STRATEGIC MANAGEMENT NOTES PART - 5 FOR M.COM, MBA, NET JRF COURSES BY RASHID JRF


**McKinsey 7S Model:**

- Developed by the consulting firm McKinsey & Company, the 7S model assesses an organization's effectiveness by analyzing seven interconnected elements.

- The seven elements include Strategy, Structure, Systems, Shared Values, Skills, Style, and Staff.

- The model emphasizes the need for alignment and congruence among these elements to achieve strategic success.


**The Emerging Theory of Manufacturing:**

- This theory focuses on improving manufacturing processes and operations to achieve competitive advantage.

- It emphasizes the importance of continuous improvement, quality control, and adopting innovative manufacturing practices.


**Michael Porter’s Model for Industry Analysis:**

- Developed by Michael Porter, this model analyzes the competitive forces within an industry to determine its attractiveness and profitability.
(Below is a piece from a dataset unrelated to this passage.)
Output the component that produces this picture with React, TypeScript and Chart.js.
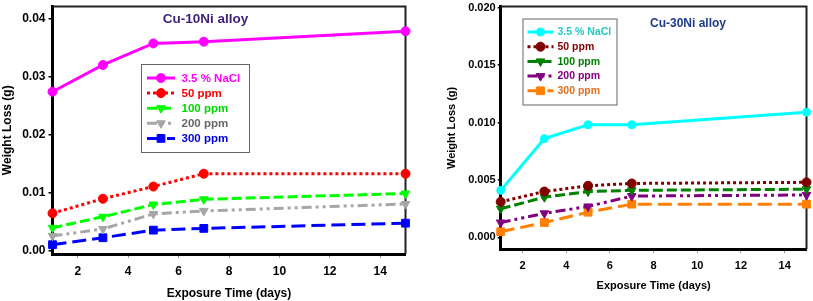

- The five forces include Threat of New Entrants, Bargaining Power of Suppliers, Bargaining Power of Buyers, Threat of Substitute Products or Services, and Intensity of Competitive Rivalry.

- The model helps organizations understand the industry dynamics and formulate effective strategies.


**Value Chain Approach:**

- Introduced by Michael Porter, the value chain concept identifies the sequence of activities that an organization undertakes to create and deliver value to customers.

- The value chain includes primary activities (inbound logistics, operations, outbound logistics, marketing, sales, and service) and support activities (procurement, technology development, human resources, and infrastructure).

- This approach helps organizations identify opportunities to enhance efficiency and create competitive advantage at each stage of the value chain.


**BCG Matrix:**

- The Boston Consulting Group (BCG) matrix categorizes an organization's products or business units into four quadrants based on market growth rate and relative market share.

- Quadrants include Stars (high growth, high share), Question Marks (high growth, low share), Cash Cows (low growth, high share), and Dogs (low growth, low share).

- The matrix aids in allocating resources and making strategic decisions for each product or business unit.


**GE Model (General Electric Matrix):**

- Similar to the BCG matrix, the GE model assesses business units based on market attractiveness and competitive position.

- Business units are plotted on a two-dimensional matrix, helping organizations prioritize investment decisions and resource allocation.


**PIMS Model (Profit Impact of Market Strategy):**

- Developed by the Strategic Planning Institute, the PIMS model analyzes the relationship between various business strategies and their impact on profitability.

- It considers factors such as market share, pricing, product quality, and competitive advantage to determine strategic success factors.


**SWOT Analysis:**

- SWOT stands for Strengths, Weaknesses, Opportunities, and Threats.

- It is a structured framework for assessing an organization's internal strengths and weaknesses, as well as external opportunities and threats in its environment.

- SWOT analysis guides organizations in formulating strategies that leverage strengths, address weaknesses, capitalize on opportunities, and mitigate threats.


These strategic analysis models provide organizations with structured frameworks to analyze their internal and external environments, make informed decisions, and develop effective strategies to achieve competitive advantage and long-term success.